## START STORED DATA

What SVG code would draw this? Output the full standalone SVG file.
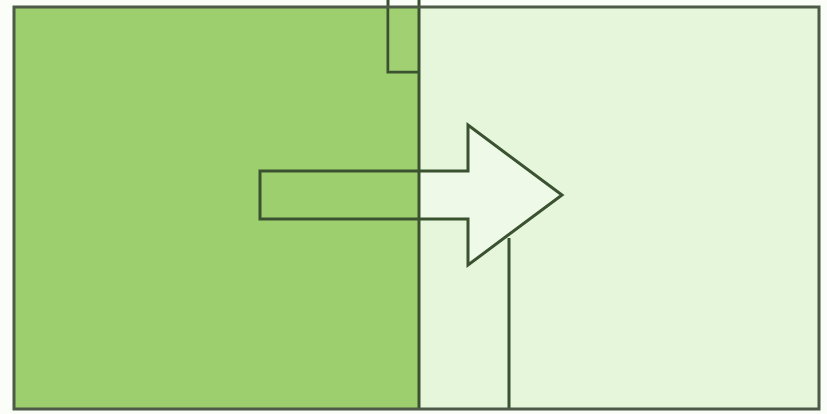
<svg xmlns="http://www.w3.org/2000/svg" width="827" height="414" viewBox="0 0 827 414">
<style>
.ln{fill:none;stroke:#3b5230;stroke-width:3;stroke-linejoin:miter}
</style>
<rect x="0" y="0" width="827" height="414" fill="#fbfdf9"/>
<g id="left-square"><rect x="14" y="7" width="405" height="402" fill="#9dcf6f"/></g>
<g id="right-square"><rect x="419" y="7" width="400" height="402" fill="#e5f6db"/></g>
<g id="top-tab"><path class="ln" d="M388 0 V72 H419" fill="none"/><rect x="389" y="7" width="29" height="64" fill="#a3d275" opacity="0.5"/></g>
<g id="arrow"><path d="M419 171 H468 V125 L562 195 L468 265 V219 H419 Z" fill="#eef9e8"/><path class="ln" d="M260 171 H468 V125 L562 195 L468 265 V219 H260 Z"/></g>
<g id="connectors"><path class="ln" d="M509 238 V409"/><path class="ln" d="M419 0 V409"/></g>
<g id="frame"><rect x="14" y="7" width="805" height="402" fill="none" stroke="#4d5a48" stroke-width="3"/></g>
</svg>
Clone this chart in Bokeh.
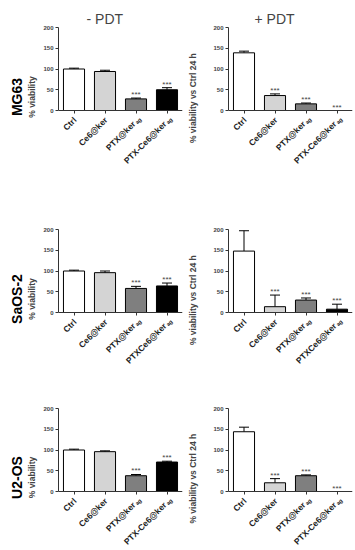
import math
from bokeh.plotting import figure
from bokeh.models import (ColumnDataSource, LabelSet, Whisker, TeeHead, LinearAxis,
                          FixedTicker, Range1d, FactorRange)
from bokeh.layouts import gridplot
from bokeh.embed import file_html
from bokeh.resources import INLINE
from bokeh.core.properties import value

# ---------------- data ----------------
groups = ["Ctrl", "Ce6@ker", "PTX@ker_ag", "PTX-Ce6@ker_ag"]
bar_colors = ["#ffffff", "#d4d4d4", "#7f7f7f", "#000000"]

labels_main_a = ["Ctrl", "Ce6@ker", "PTX@ker", "PTX-Ce6@ker"]
labels_main_b = ["Ctrl", "Ce6@ker", "PTX@ker", "PTXCe6@ker"]
labels_sub = ["", "", "ag", "ag"]

cell_lines = ["MG63", "SaOS-2", "U2-OS"]
col_titles = ["- PDT", "+ PDT"]
ylabel_minus = "% viability"
ylabel_plus = "% viability vs  Ctrl 24 h"
y_ticks = [0, 50, 100, 150, 200]
y_max = 200

mg63_minus = [100, 94, 28, 50]
mg63_minus_err = [2, 3, 2, 5]
mg63_minus_sig = ["", "", "***", "***"]

mg63_plus = [139, 36, 16, 0]
mg63_plus_err = [4, 4, 2, 0]
mg63_plus_sig = ["", "***", "***", "***"]

saos_minus = [100, 96, 58, 64]
saos_minus_err = [2, 4, 5, 7]
saos_minus_sig = ["", "", "***", "***"]

saos_plus = [148, 14, 30, 8]
saos_plus_err = [49, 28, 5, 12]
saos_plus_sig = ["", "***", "***", "***"]

u2os_minus = [100, 96, 38, 71]
u2os_minus_err = [2, 2, 3, 2]
u2os_minus_sig = ["", "", "***", "***"]

u2os_plus = [144, 21, 38, 0]
u2os_plus_err = [11, 10, 2, 0]
u2os_plus_sig = ["", "***", "***", "***"]

FONT = "Liberation Sans"
BAR_PX = 83          # pixel height of the 0..200 part of each panel


def make_panel(vals, errs, sig, main_labels, ylabel, left, b_top, label_px,
               top_title=None, title_offset=0, side_title=None):
    if left:
        bl, br, lab_standoff = 58, 3, 3
    else:
        bl, br, lab_standoff = 37, 8, 12
    y_min = -y_max * label_px / BAR_PX
    p = figure(x_range=FactorRange(factors=groups, range_padding=0),
               y_range=Range1d(y_min, y_max),
               frame_width=124, frame_height=BAR_PX + label_px,
               output_backend="svg", toolbar_location=None,
               min_border_left=bl, min_border_right=br,
               min_border_top=b_top, min_border_bottom=0)
    p.outline_line_color = None
    p.grid.grid_line_color = None
    p.background_fill_color = "white"

    has_sub = [s != "" for s in labels_sub]
    src = ColumnDataSource(dict(
        g=groups, v=vals, hi=[a + b for a, b in zip(vals, errs)],
        color=bar_colors, star=sig, zero=[0] * len(groups),
        main=main_labels, sub=labels_sub,
        mx=[-2 if h else 1 for h in has_sub],
        my=[-12 if h else -8 for h in has_sub]))
    p.vbar(x="g", top="v", width=0.68, source=src, fill_color="color",
           line_color="black", line_width=1)

    keep = [i for i, e in enumerate(errs) if e > 0]
    wsrc = ColumnDataSource(dict(
        g=[groups[i] for i in keep], lo=[vals[i] for i in keep],
        hi=[vals[i] + errs[i] for i in keep]))
    p.add_layout(Whisker(base="g", lower="lo", upper="hi", source=wsrc,
                         dimension="height", line_color="black", line_width=1,
                         upper_head=TeeHead(size=10, line_color="black", line_width=1),
                         lower_head=None))

    p.add_layout(LabelSet(x="g", y="hi", text="star", source=src, y_offset=1,
                          text_align="center", text_baseline="alphabetic",
                          text_font=value(FONT), text_font_size="8px",
                          text_color="#444444"))

    # rotated category labels (inside the frame, below the x axis line)
    p.add_layout(LabelSet(x="g", y="zero", text="main", source=src,
                          x_offset="mx", y_offset="my", angle=math.pi / 4,
                          text_align="right", text_baseline="middle",
                          text_font=value(FONT), text_font_size="8.5px",
                          text_font_style="bold", text_color="#222222"))
    p.add_layout(LabelSet(x="g", y="zero", text="sub", source=src,
                          x_offset=0, y_offset=-12.7, angle=math.pi / 4,
                          text_align="left", text_baseline="middle",
                          text_font=value(FONT), text_font_size="5.5px",
                          text_font_style="bold", text_color="#222222"))

    ax = p.yaxis[0]
    ax.bounds = (0, y_max)
    ax.ticker = FixedTicker(ticks=y_ticks)
    ax.minor_tick_line_color = None
    ax.major_tick_out = 3
    ax.major_tick_in = 0
    ax.major_label_standoff = 2
    ax.major_label_text_font = FONT
    ax.major_label_text_font_size = "6px"
    ax.major_label_text_font_style = "bold"
    ax.axis_label = ylabel
    ax.axis_label_text_font = FONT
    ax.axis_label_text_font_size = "8.5px"
    ax.axis_label_text_font_style = "bold"
    ax.axis_label_standoff = lab_standoff
    ax.axis_line_color = "#333333"
    ax.major_tick_line_color = "#333333"

    xa = p.xaxis[0]
    xa.fixed_location = 0
    xa.major_tick_out = 3
    xa.major_tick_in = 0
    xa.major_label_standoff = 0
    xa.major_label_text_color = None
    xa.major_label_text_font_size = "0px"
    xa.axis_line_color = "#333333"
    xa.major_tick_line_color = "#333333"

    if top_title:
        p.title.text = top_title
        p.title.align = "left"
        p.title.offset = title_offset
        p.title.text_font = FONT
        p.title.text_font_size = "14px"
        p.title.text_font_style = "normal"
        p.title.standoff = 2
    if side_title:
        ax2 = LinearAxis(axis_label=side_title, bounds=(0, y_max),
                         ticker=FixedTicker(ticks=[]))
        ax2.axis_line_color = None
        ax2.major_tick_line_color = None
        ax2.minor_tick_line_color = None
        ax2.major_tick_out = 0
        ax2.major_label_standoff = 0
        ax2.major_label_text_font_size = "0px"
        ax2.axis_label_standoff = 0
        ax2.axis_label_text_font = FONT
        ax2.axis_label_text_font_size = "14px"
        ax2.axis_label_text_font_style = "bold"
        ax2.axis_label_text_color = "black"
        p.add_layout(ax2, "left")
    return p


rows_spec = [(27, 56), (63, 56), (40, 55)]

f1 = make_panel(mg63_minus, mg63_minus_err, mg63_minus_sig, labels_main_a, ylabel_minus,
                True, *rows_spec[0], top_title=col_titles[0], title_offset=28,
                side_title=cell_lines[0])
f2 = make_panel(mg63_plus, mg63_plus_err, mg63_plus_sig, labels_main_a, ylabel_plus,
                False, *rows_spec[0], top_title=col_titles[1], title_offset=26)
f3 = make_panel(saos_minus, saos_minus_err, saos_minus_sig, labels_main_b, ylabel_minus,
                True, *rows_spec[1], side_title=cell_lines[1])
f4 = make_panel(saos_plus, saos_plus_err, saos_plus_sig, labels_main_b, ylabel_plus,
                False, *rows_spec[1])
f5 = make_panel(u2os_minus, u2os_minus_err, u2os_minus_sig, labels_main_a, ylabel_minus,
                True, *rows_spec[2], side_title=cell_lines[2])
f6 = make_panel(u2os_plus, u2os_plus_err, u2os_plus_sig, labels_main_a, ylabel_plus,
                False, *rows_spec[2])

grid = gridplot([[f1, f2], [f3, f4], [f5, f6]], toolbar_location=None)

open("out.html", "w").write(file_html(grid, INLINE))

## END STORED DATA

§ **TASK REQUIREMENTS**:
Supply the count of lines in the entries that contain the word "this", and nothing besides.

§ **REPLY**:
2